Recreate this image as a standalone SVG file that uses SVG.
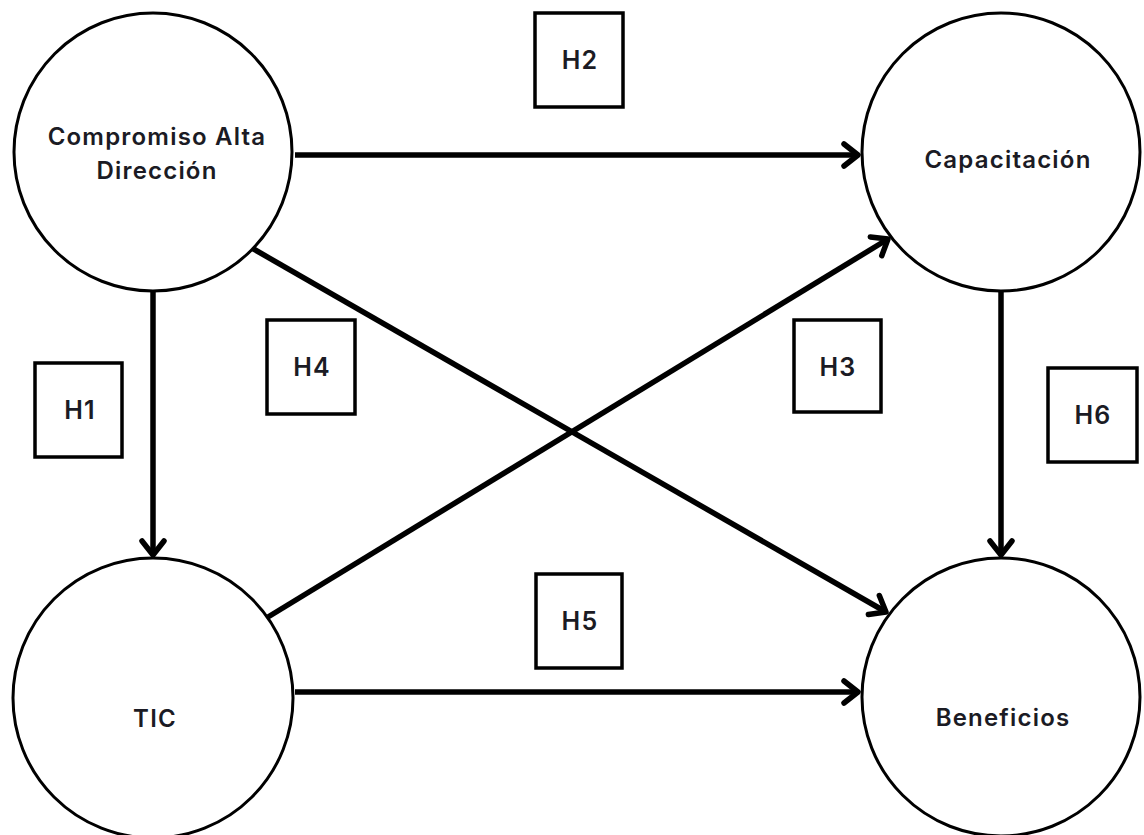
<svg xmlns="http://www.w3.org/2000/svg" width="1144" height="835" viewBox="0 0 1144 835">
  <style>
    .node { fill: #ffffff; stroke: #000000; stroke-width: 3; }
    .box { fill: #ffffff; stroke: #000000; stroke-width: 3.5; }
    .label { font-family: Inter, "Liberation Sans", sans-serif; font-weight: 600; font-size: 24px; fill: #1b1b24; text-anchor: middle; letter-spacing: 1.2px; }
    .hlabel { font-family: Inter, "Liberation Sans", sans-serif; font-weight: 600; font-size: 25px; fill: #1b1b24; text-anchor: middle; letter-spacing: 1.2px; }
    .edge { fill: none; stroke: #000000; stroke-width: 5.5; marker-end: url(#chev); }
  </style>
  <defs>
    <marker id="chev" markerUnits="userSpaceOnUse" markerWidth="40" markerHeight="40" viewBox="-20 -20 40 40" refX="0" refY="0" orient="auto">
      <path d="M-14,-11 L0,0 L-14,11" fill="none" stroke="#000000" stroke-width="5.5" stroke-linecap="round" stroke-linejoin="round"/>
    </marker>
  </defs>
  <rect width="1144" height="835" fill="#ffffff"/>

  <!-- relations -->
  <g id="connectors">
    <line class="edge" x1="295" y1="155" x2="858" y2="155"/>
    <line class="edge" x1="153" y1="292" x2="153" y2="555"/>
    <line class="edge" x1="1001" y1="291" x2="1001" y2="555"/>
    <line class="edge" x1="295" y1="692" x2="858" y2="692"/>
    <line class="edge" x1="250" y1="247" x2="886" y2="612"/>
    <line class="edge" x1="268" y1="617" x2="888" y2="239"/>
  </g>

  <!-- constructs -->
  <g id="compromiso">
    <circle class="node" cx="153" cy="152" r="139"/>
    <text class="label" x="157" y="145">Compromiso Alta</text>
    <text class="label" x="157" y="179">Dirección</text>
  </g>
  <g id="capacitacion">
    <circle class="node" cx="1001" cy="152" r="139"/>
    <text class="label" x="1008" y="168">Capacitación</text>
  </g>
  <g id="tic">
    <circle class="node" cx="153" cy="698" r="140"/>
    <text class="label" x="155" y="727">TIC</text>
  </g>
  <g id="beneficios">
    <circle class="node" cx="1001" cy="697" r="139"/>
    <text class="label" x="1003" y="726">Beneficios</text>
  </g>

  <!-- hypotheses -->
  <g id="h1">
    <rect class="box" x="35" y="363" width="87" height="94"/>
    <text class="hlabel" x="80" y="419">H1</text>
  </g>
  <g id="h2">
    <rect class="box" x="535" y="13" width="88" height="94"/>
    <text class="hlabel" x="580" y="69">H2</text>
  </g>
  <g id="h3">
    <rect class="box" x="794" y="320" width="87" height="92"/>
    <text class="hlabel" x="838" y="376">H3</text>
  </g>
  <g id="h4">
    <rect class="box" x="267" y="320" width="88" height="94"/>
    <text class="hlabel" x="312" y="376">H4</text>
  </g>
  <g id="h5">
    <rect class="box" x="536" y="574" width="86" height="94"/>
    <text class="hlabel" x="580" y="630">H5</text>
  </g>
  <g id="h6">
    <rect class="box" x="1048" y="368" width="89" height="94"/>
    <text class="hlabel" x="1093" y="424">H6</text>
  </g>
</svg>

___

### [BRIEF]
Transcribe all of the material exactly, leaving out whatever pictures it contains.

### [THE COMPLETED TASK]
Recreate this image as a standalone SVG file that uses SVG.
<svg xmlns="http://www.w3.org/2000/svg" width="1144" height="835" viewBox="0 0 1144 835">
  <style>
    .node { fill: #ffffff; stroke: #000000; stroke-width: 3; }
    .box { fill: #ffffff; stroke: #000000; stroke-width: 3.5; }
    .label { font-family: Inter, "Liberation Sans", sans-serif; font-weight: 600; font-size: 24px; fill: #1b1b24; text-anchor: middle; letter-spacing: 1.2px; }
    .hlabel { font-family: Inter, "Liberation Sans", sans-serif; font-weight: 600; font-size: 25px; fill: #1b1b24; text-anchor: middle; letter-spacing: 1.2px; }
    .edge { fill: none; stroke: #000000; stroke-width: 5.5; marker-end: url(#chev); }
  </style>
  <defs>
    <marker id="chev" markerUnits="userSpaceOnUse" markerWidth="40" markerHeight="40" viewBox="-20 -20 40 40" refX="0" refY="0" orient="auto">
      <path d="M-14,-11 L0,0 L-14,11" fill="none" stroke="#000000" stroke-width="5.5" stroke-linecap="round" stroke-linejoin="round"/>
    </marker>
  </defs>
  <rect width="1144" height="835" fill="#ffffff"/>

  <!-- relations -->
  <g id="connectors">
    <line class="edge" x1="295" y1="155" x2="858" y2="155"/>
    <line class="edge" x1="153" y1="292" x2="153" y2="555"/>
    <line class="edge" x1="1001" y1="291" x2="1001" y2="555"/>
    <line class="edge" x1="295" y1="692" x2="858" y2="692"/>
    <line class="edge" x1="250" y1="247" x2="886" y2="612"/>
    <line class="edge" x1="268" y1="617" x2="888" y2="239"/>
  </g>

  <!-- constructs -->
  <g id="compromiso">
    <circle class="node" cx="153" cy="152" r="139"/>
    <text class="label" x="157" y="145">Compromiso Alta</text>
    <text class="label" x="157" y="179">Dirección</text>
  </g>
  <g id="capacitacion">
    <circle class="node" cx="1001" cy="152" r="139"/>
    <text class="label" x="1008" y="168">Capacitación</text>
  </g>
  <g id="tic">
    <circle class="node" cx="153" cy="698" r="140"/>
    <text class="label" x="155" y="727">TIC</text>
  </g>
  <g id="beneficios">
    <circle class="node" cx="1001" cy="697" r="139"/>
    <text class="label" x="1003" y="726">Beneficios</text>
  </g>

  <!-- hypotheses -->
  <g id="h1">
    <rect class="box" x="35" y="363" width="87" height="94"/>
    <text class="hlabel" x="80" y="419">H1</text>
  </g>
  <g id="h2">
    <rect class="box" x="535" y="13" width="88" height="94"/>
    <text class="hlabel" x="580" y="69">H2</text>
  </g>
  <g id="h3">
    <rect class="box" x="794" y="320" width="87" height="92"/>
    <text class="hlabel" x="838" y="376">H3</text>
  </g>
  <g id="h4">
    <rect class="box" x="267" y="320" width="88" height="94"/>
    <text class="hlabel" x="312" y="376">H4</text>
  </g>
  <g id="h5">
    <rect class="box" x="536" y="574" width="86" height="94"/>
    <text class="hlabel" x="580" y="630">H5</text>
  </g>
  <g id="h6">
    <rect class="box" x="1048" y="368" width="89" height="94"/>
    <text class="hlabel" x="1093" y="424">H6</text>
  </g>
</svg>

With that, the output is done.